### Material for the task

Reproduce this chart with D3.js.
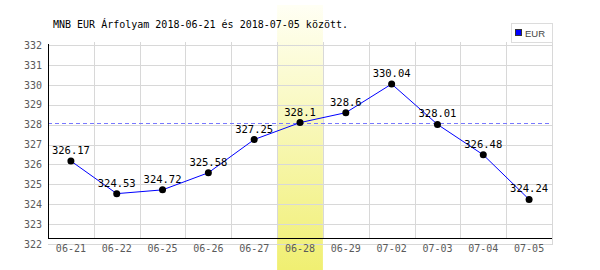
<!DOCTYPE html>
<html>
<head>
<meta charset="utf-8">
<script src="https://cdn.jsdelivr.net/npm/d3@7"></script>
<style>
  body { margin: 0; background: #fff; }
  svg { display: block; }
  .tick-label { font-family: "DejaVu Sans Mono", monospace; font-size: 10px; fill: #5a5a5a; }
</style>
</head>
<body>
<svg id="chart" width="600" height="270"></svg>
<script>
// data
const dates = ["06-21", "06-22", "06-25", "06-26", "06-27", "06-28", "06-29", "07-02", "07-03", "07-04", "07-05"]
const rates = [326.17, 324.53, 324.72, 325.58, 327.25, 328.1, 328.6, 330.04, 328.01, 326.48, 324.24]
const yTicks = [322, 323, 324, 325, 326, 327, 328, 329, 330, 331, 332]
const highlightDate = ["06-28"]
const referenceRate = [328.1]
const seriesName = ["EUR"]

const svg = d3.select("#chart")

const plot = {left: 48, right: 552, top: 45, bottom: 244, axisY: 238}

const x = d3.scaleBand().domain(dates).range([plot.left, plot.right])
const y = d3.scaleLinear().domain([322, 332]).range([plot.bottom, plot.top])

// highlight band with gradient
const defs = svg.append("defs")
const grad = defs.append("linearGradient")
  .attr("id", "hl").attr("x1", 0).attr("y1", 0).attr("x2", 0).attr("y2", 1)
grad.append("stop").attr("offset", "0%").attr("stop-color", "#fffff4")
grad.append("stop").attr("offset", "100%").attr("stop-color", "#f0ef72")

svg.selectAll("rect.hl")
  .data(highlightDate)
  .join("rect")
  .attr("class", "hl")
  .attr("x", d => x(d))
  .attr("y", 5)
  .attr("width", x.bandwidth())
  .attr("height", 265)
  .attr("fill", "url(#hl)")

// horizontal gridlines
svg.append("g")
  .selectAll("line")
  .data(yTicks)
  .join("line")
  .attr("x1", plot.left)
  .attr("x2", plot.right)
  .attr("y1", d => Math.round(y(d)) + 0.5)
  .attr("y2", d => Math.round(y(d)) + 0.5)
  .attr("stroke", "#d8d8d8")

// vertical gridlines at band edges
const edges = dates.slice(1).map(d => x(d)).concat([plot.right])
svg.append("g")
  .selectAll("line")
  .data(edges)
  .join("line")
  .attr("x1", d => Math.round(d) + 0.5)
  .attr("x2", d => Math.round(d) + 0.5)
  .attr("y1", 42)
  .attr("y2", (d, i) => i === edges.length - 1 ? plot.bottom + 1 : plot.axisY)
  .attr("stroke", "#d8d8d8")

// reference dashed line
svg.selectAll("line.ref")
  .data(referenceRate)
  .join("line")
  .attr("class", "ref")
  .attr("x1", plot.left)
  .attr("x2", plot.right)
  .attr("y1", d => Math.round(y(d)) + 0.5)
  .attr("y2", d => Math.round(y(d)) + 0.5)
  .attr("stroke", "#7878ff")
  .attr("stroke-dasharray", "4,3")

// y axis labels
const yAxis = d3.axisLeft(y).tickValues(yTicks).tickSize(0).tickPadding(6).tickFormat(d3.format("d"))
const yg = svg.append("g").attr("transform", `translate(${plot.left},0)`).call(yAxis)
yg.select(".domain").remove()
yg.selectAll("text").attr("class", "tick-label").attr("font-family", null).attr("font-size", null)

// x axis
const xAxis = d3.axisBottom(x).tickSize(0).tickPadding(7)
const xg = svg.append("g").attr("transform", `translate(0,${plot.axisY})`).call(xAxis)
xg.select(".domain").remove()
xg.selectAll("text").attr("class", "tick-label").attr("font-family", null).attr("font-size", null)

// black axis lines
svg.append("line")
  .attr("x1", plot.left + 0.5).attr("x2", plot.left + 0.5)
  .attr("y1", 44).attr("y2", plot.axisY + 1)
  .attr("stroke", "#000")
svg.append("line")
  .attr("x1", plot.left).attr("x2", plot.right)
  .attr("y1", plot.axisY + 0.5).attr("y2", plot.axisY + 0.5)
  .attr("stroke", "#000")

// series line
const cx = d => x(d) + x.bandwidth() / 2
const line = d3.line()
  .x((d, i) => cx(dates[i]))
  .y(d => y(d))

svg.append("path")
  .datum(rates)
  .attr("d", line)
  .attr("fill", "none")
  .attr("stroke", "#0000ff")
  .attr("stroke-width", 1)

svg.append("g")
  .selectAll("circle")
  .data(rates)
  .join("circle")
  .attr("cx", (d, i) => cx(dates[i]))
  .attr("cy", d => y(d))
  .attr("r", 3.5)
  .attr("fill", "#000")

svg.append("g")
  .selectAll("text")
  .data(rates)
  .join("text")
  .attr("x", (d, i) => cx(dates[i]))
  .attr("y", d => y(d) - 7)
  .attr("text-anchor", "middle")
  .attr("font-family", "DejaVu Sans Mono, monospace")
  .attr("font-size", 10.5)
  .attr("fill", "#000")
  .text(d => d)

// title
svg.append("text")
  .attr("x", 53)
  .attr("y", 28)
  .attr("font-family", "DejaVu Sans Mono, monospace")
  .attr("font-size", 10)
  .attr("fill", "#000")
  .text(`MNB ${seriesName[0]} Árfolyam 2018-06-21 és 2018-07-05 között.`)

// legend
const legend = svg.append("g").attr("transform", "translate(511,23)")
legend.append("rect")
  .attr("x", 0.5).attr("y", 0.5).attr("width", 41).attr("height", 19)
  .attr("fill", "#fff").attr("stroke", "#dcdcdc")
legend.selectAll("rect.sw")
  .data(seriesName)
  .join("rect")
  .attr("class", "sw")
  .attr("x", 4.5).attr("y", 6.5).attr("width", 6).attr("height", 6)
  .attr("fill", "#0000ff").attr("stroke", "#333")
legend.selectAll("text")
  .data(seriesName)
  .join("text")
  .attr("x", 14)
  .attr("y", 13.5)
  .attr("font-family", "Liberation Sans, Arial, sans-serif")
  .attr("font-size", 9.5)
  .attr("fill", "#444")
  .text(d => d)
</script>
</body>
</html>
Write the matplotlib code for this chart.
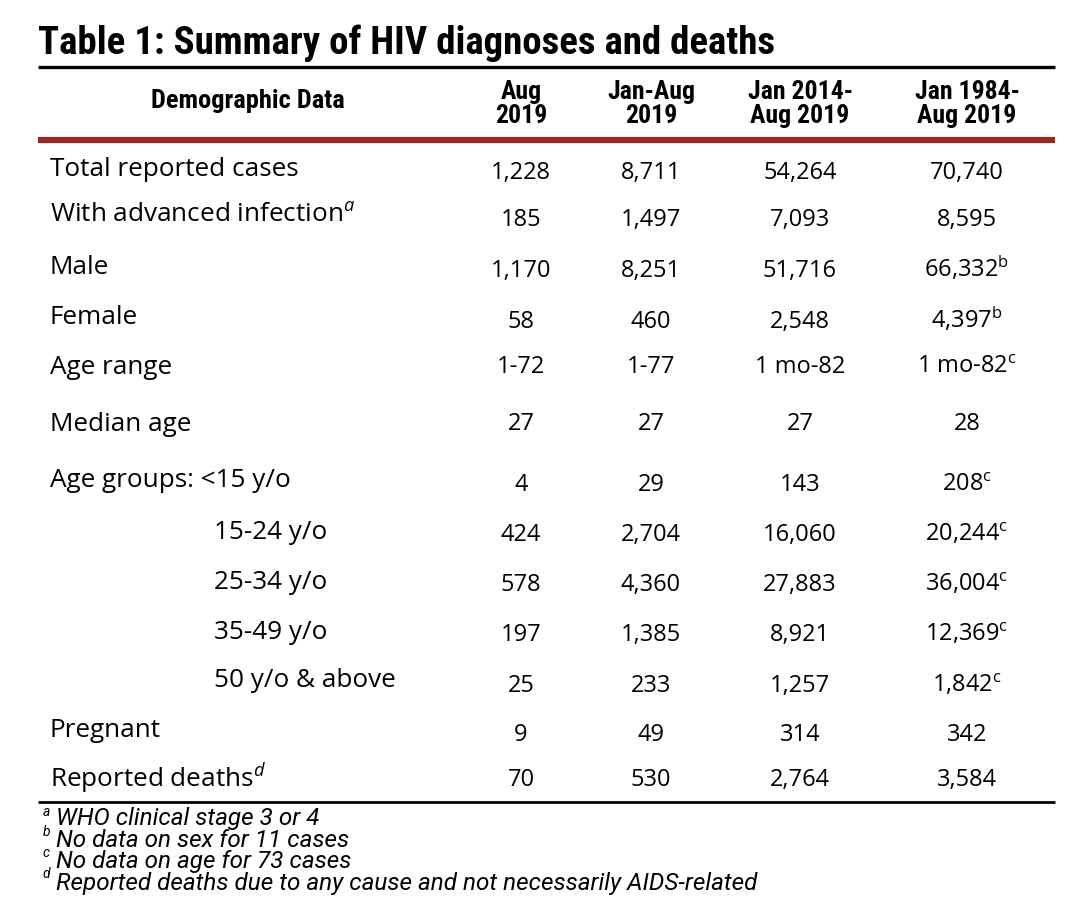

######

§ **Instruction**:
The data above needs to be retyped exactly, with the images left out.

§ **Written solution**:
Reproduce this chart with D3.js.
<!DOCTYPE html>
<html>
<head>
<meta charset="utf-8">
<script src="https://cdn.jsdelivr.net/npm/d3@7"></script>
<style>
  body { margin: 0; background: #fff; }
  svg { display: block; }
  .tick-label { font-family: "DejaVu Sans Mono", monospace; font-size: 10px; fill: #5a5a5a; }
</style>
</head>
<body>
<svg id="chart" width="600" height="270"></svg>
<script>
// data
const dates = ["06-21", "06-22", "06-25", "06-26", "06-27", "06-28", "06-29", "07-02", "07-03", "07-04", "07-05"]
const rates = [326.17, 324.53, 324.72, 325.58, 327.25, 328.1, 328.6, 330.04, 328.01, 326.48, 324.24]
const yTicks = [322, 323, 324, 325, 326, 327, 328, 329, 330, 331, 332]
const highlightDate = ["06-28"]
const referenceRate = [328.1]
const seriesName = ["EUR"]

const svg = d3.select("#chart")

const plot = {left: 48, right: 552, top: 45, bottom: 244, axisY: 238}

const x = d3.scaleBand().domain(dates).range([plot.left, plot.right])
const y = d3.scaleLinear().domain([322, 332]).range([plot.bottom, plot.top])

// highlight band with gradient
const defs = svg.append("defs")
const grad = defs.append("linearGradient")
  .attr("id", "hl").attr("x1", 0).attr("y1", 0).attr("x2", 0).attr("y2", 1)
grad.append("stop").attr("offset", "0%").attr("stop-color", "#fffff4")
grad.append("stop").attr("offset", "100%").attr("stop-color", "#f0ef72")

svg.selectAll("rect.hl")
  .data(highlightDate)
  .join("rect")
  .attr("class", "hl")
  .attr("x", d => x(d))
  .attr("y", 5)
  .attr("width", x.bandwidth())
  .attr("height", 265)
  .attr("fill", "url(#hl)")

// horizontal gridlines
svg.append("g")
  .selectAll("line")
  .data(yTicks)
  .join("line")
  .attr("x1", plot.left)
  .attr("x2", plot.right)
  .attr("y1", d => Math.round(y(d)) + 0.5)
  .attr("y2", d => Math.round(y(d)) + 0.5)
  .attr("stroke", "#d8d8d8")

// vertical gridlines at band edges
const edges = dates.slice(1).map(d => x(d)).concat([plot.right])
svg.append("g")
  .selectAll("line")
  .data(edges)
  .join("line")
  .attr("x1", d => Math.round(d) + 0.5)
  .attr("x2", d => Math.round(d) + 0.5)
  .attr("y1", 42)
  .attr("y2", (d, i) => i === edges.length - 1 ? plot.bottom + 1 : plot.axisY)
  .attr("stroke", "#d8d8d8")

// reference dashed line
svg.selectAll("line.ref")
  .data(referenceRate)
  .join("line")
  .attr("class", "ref")
  .attr("x1", plot.left)
  .attr("x2", plot.right)
  .attr("y1", d => Math.round(y(d)) + 0.5)
  .attr("y2", d => Math.round(y(d)) + 0.5)
  .attr("stroke", "#7878ff")
  .attr("stroke-dasharray", "4,3")

// y axis labels
const yAxis = d3.axisLeft(y).tickValues(yTicks).tickSize(0).tickPadding(6).tickFormat(d3.format("d"))
const yg = svg.append("g").attr("transform", `translate(${plot.left},0)`).call(yAxis)
yg.select(".domain").remove()
yg.selectAll("text").attr("class", "tick-label").attr("font-family", null).attr("font-size", null)

// x axis
const xAxis = d3.axisBottom(x).tickSize(0).tickPadding(7)
const xg = svg.append("g").attr("transform", `translate(0,${plot.axisY})`).call(xAxis)
xg.select(".domain").remove()
xg.selectAll("text").attr("class", "tick-label").attr("font-family", null).attr("font-size", null)

// black axis lines
svg.append("line")
  .attr("x1", plot.left + 0.5).attr("x2", plot.left + 0.5)
  .attr("y1", 44).attr("y2", plot.axisY + 1)
  .attr("stroke", "#000")
svg.append("line")
  .attr("x1", plot.left).attr("x2", plot.right)
  .attr("y1", plot.axisY + 0.5).attr("y2", plot.axisY + 0.5)
  .attr("stroke", "#000")

// series line
const cx = d => x(d) + x.bandwidth() / 2
const line = d3.line()
  .x((d, i) => cx(dates[i]))
  .y(d => y(d))

svg.append("path")
  .datum(rates)
  .attr("d", line)
  .attr("fill", "none")
  .attr("stroke", "#0000ff")
  .attr("stroke-width", 1)

svg.append("g")
  .selectAll("circle")
  .data(rates)
  .join("circle")
  .attr("cx", (d, i) => cx(dates[i]))
  .attr("cy", d => y(d))
  .attr("r", 3.5)
  .attr("fill", "#000")

svg.append("g")
  .selectAll("text")
  .data(rates)
  .join("text")
  .attr("x", (d, i) => cx(dates[i]))
  .attr("y", d => y(d) - 7)
  .attr("text-anchor", "middle")
  .attr("font-family", "DejaVu Sans Mono, monospace")
  .attr("font-size", 10.5)
  .attr("fill", "#000")
  .text(d => d)

// title
svg.append("text")
  .attr("x", 53)
  .attr("y", 28)
  .attr("font-family", "DejaVu Sans Mono, monospace")
  .attr("font-size", 10)
  .attr("fill", "#000")
  .text(`MNB ${seriesName[0]} Árfolyam 2018-06-21 és 2018-07-05 között.`)

// legend
const legend = svg.append("g").attr("transform", "translate(511,23)")
legend.append("rect")
  .attr("x", 0.5).attr("y", 0.5).attr("width", 41).attr("height", 19)
  .attr("fill", "#fff").attr("stroke", "#dcdcdc")
legend.selectAll("rect.sw")
  .data(seriesName)
  .join("rect")
  .attr("class", "sw")
  .attr("x", 4.5).attr("y", 6.5).attr("width", 6).attr("height", 6)
  .attr("fill", "#0000ff").attr("stroke", "#333")
legend.selectAll("text")
  .data(seriesName)
  .join("text")
  .attr("x", 14)
  .attr("y", 13.5)
  .attr("font-family", "Liberation Sans, Arial, sans-serif")
  .attr("font-size", 9.5)
  .attr("fill", "#444")
  .text(d => d)
</script>
</body>
</html>
Write the matplotlib code for this chart.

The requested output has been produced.